Tuesday, 11 May 2010: 10:45 AM
Arizona Ballroom 10-12 (JW MArriott Starr Pass Resort)
Christoph Schmidt, Ludwig-Maximilians University of Munich, Munich, Germany; and R. K. Smith and M. T. Montgomery

This study investigates the rotational constraint on the intensity and size of tropical cyclones using a minimal, three-layer, axisymmetric tropical-cyclone model. Three sets of experiments will be described. In the first set of calculations, the same initial baroclinic vortex is spun up in a quiescent environment with different levels of background rotation. The rotation is characterized by the Coriolis parameter, f, which corresponds to latitudes ranging between 5°N and 37°N. It is found that the strongest vortices, as characterized by their final intensity, develop in environments with intermediate background rotation, a result that is in line with those of classical laboratory experiments by Turner and Lilly. Our results suggest also the existence of an optimum background rotation strength to obtain the largest storm as measured by the radius of gale-force winds.

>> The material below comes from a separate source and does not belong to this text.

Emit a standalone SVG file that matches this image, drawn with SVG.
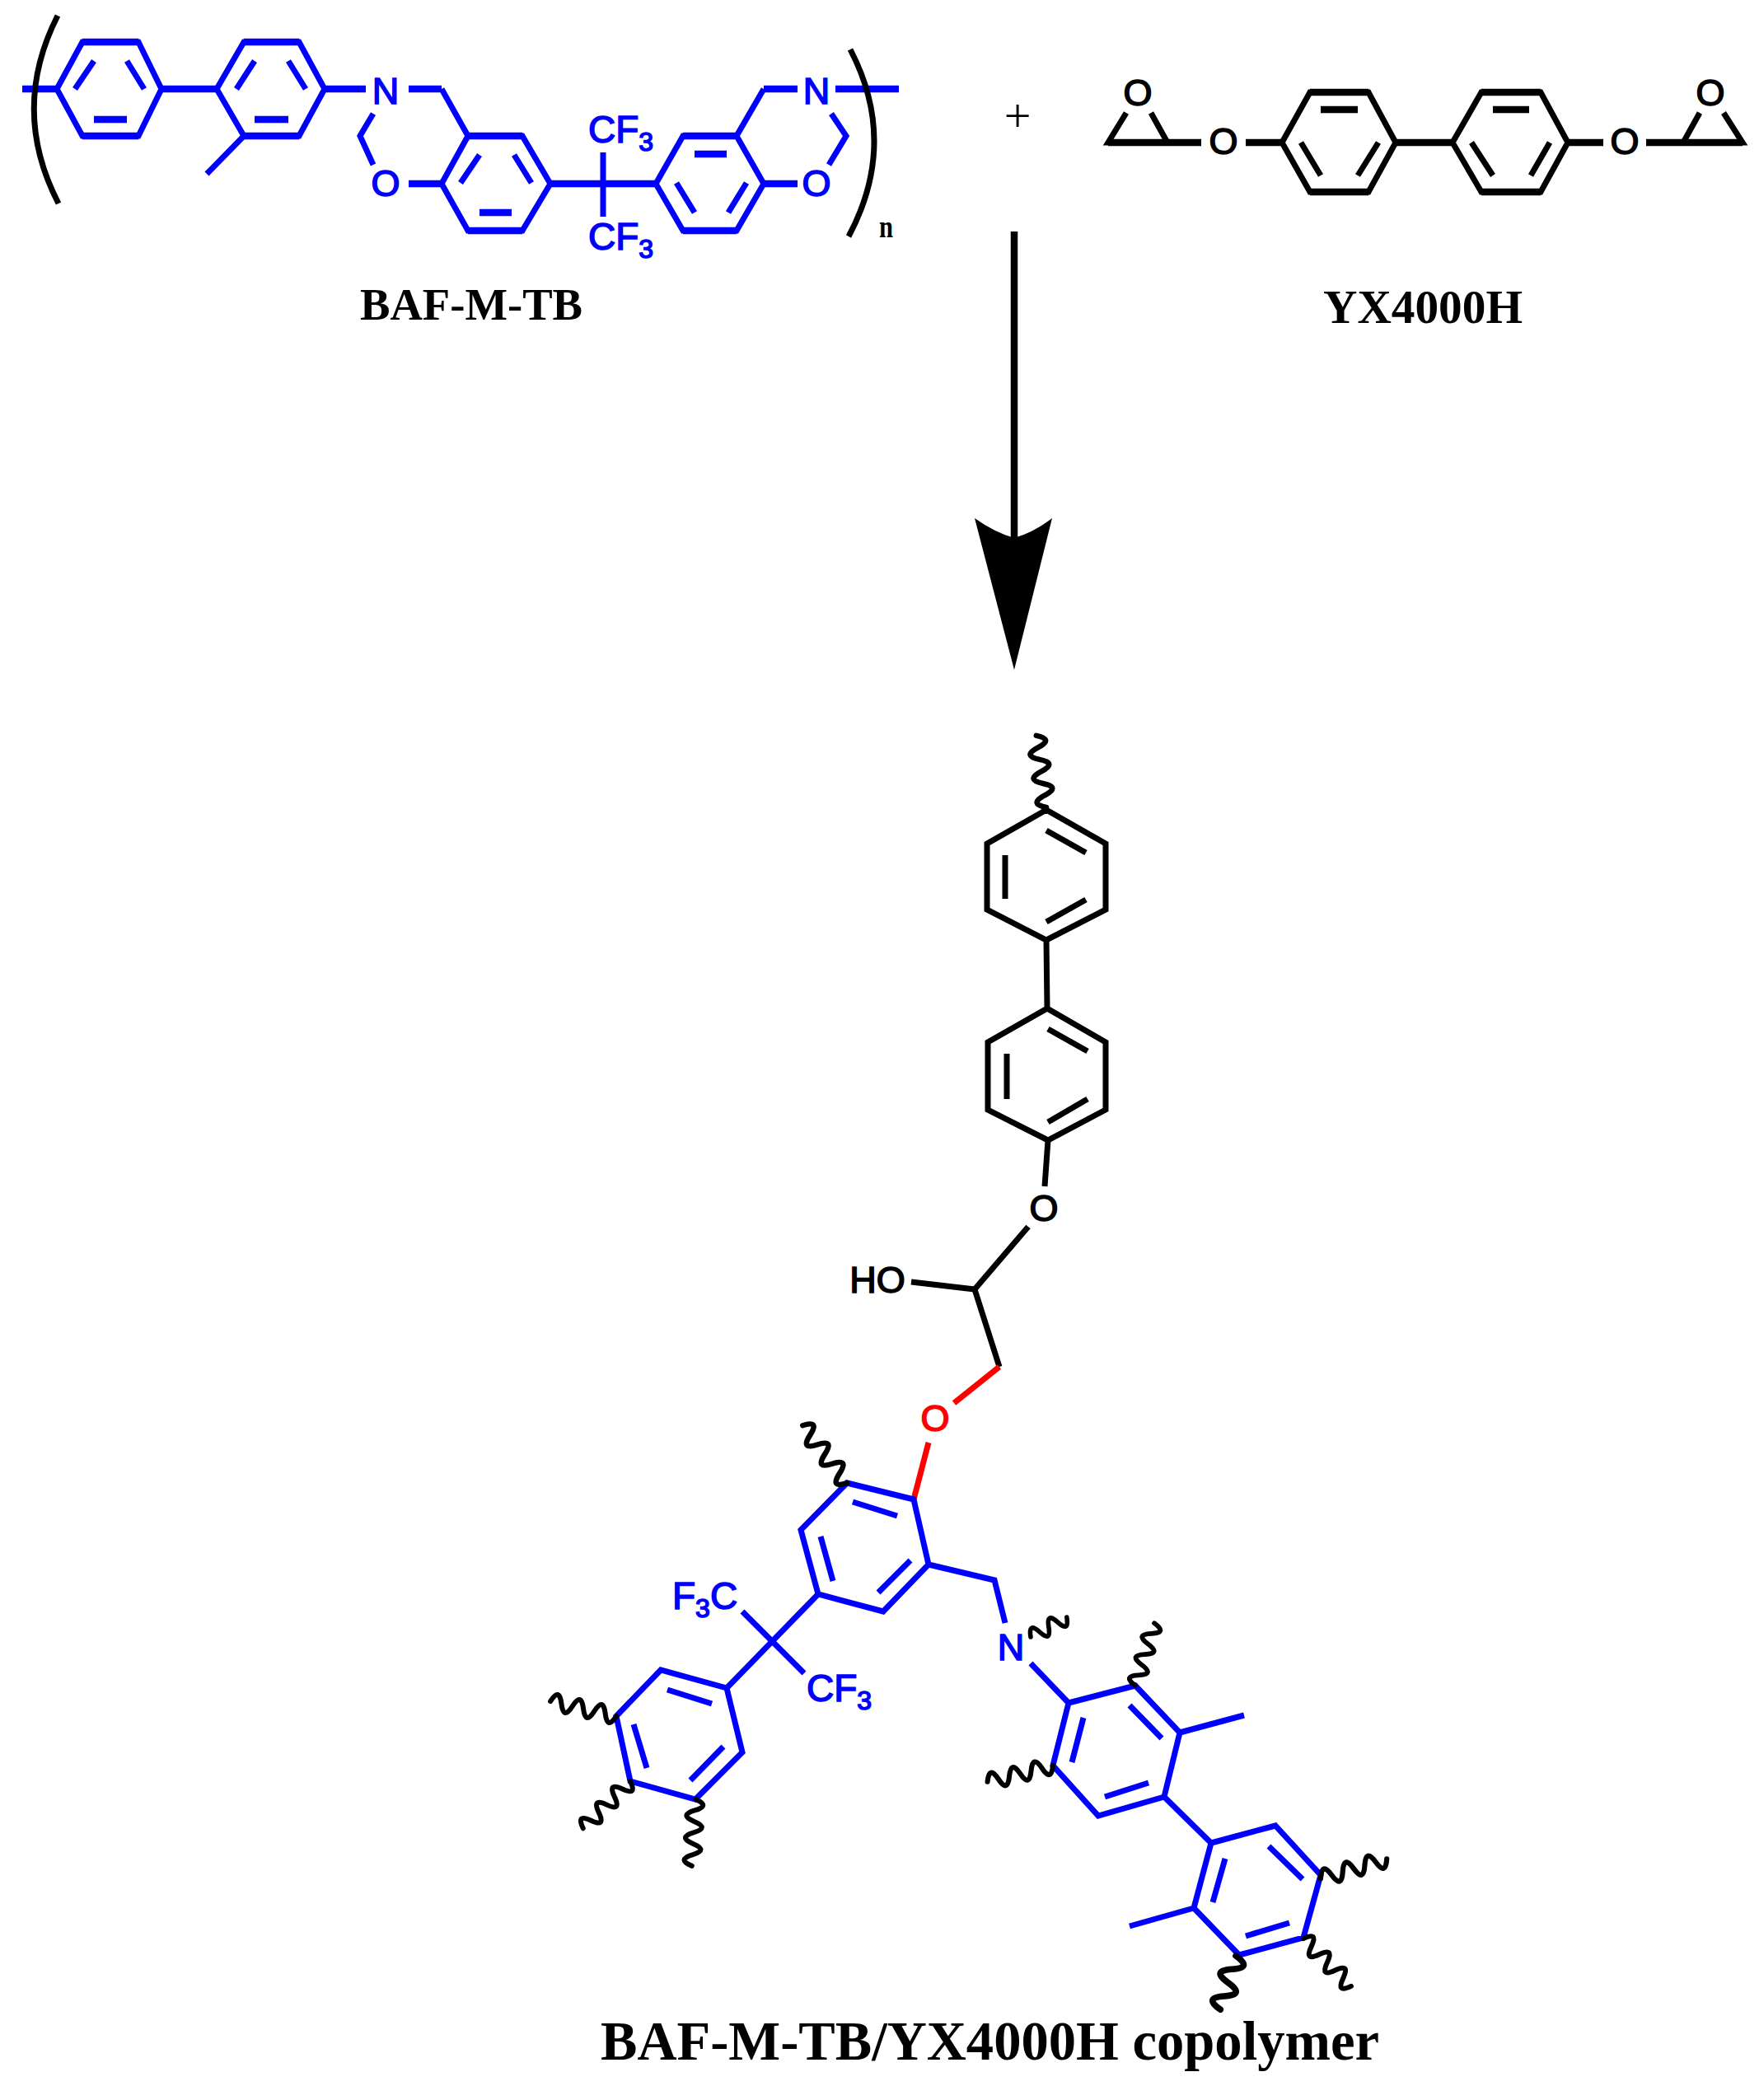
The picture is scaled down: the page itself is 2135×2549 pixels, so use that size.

Unlike the laboratory experiments, the rotation strength and the forcing strength are not independent in the tropical-cyclone model, because the air-sea moisture fluxes, which provide the main energy supply for a tropical cyclone, depend on the intensity. To pursue the analogy with the laboratory experiments further, a similar set of calculations is carried out with all moist processes excluded. In these calculations, the vortex is forced with a prescribed diabatic heating rate that is deduced from the first set of calculations. For this heating rate, there is no optimum background rotation rate for size or intensity within the range of realistic values of f, implying that the relationship between the forcing strength and rotation strength is an important additional constraint in tropical cyclones.

A third set of calculations is carried out in which moisture is included, but the breadth of the initial vortex is varied, keeping the initial intensity and the latitude the same. As the initial vortex is broadened at a fixed rotation rate, the initial intensification rate is decreased and the time of onset of rapid intensification is progressively increased, but the final vortex intensity is similar in all cases. This set of experiments demonstrates that the effects of the initial vortex are progressively forgotten. At any given time, the smaller the breadth of the initial profile, the smaller is the radius of gales, but the differences in the sizes of the different vortices decrease as time proceeds.

The relevance of these results to understanding tropical-cyclone dynamics will be discussed.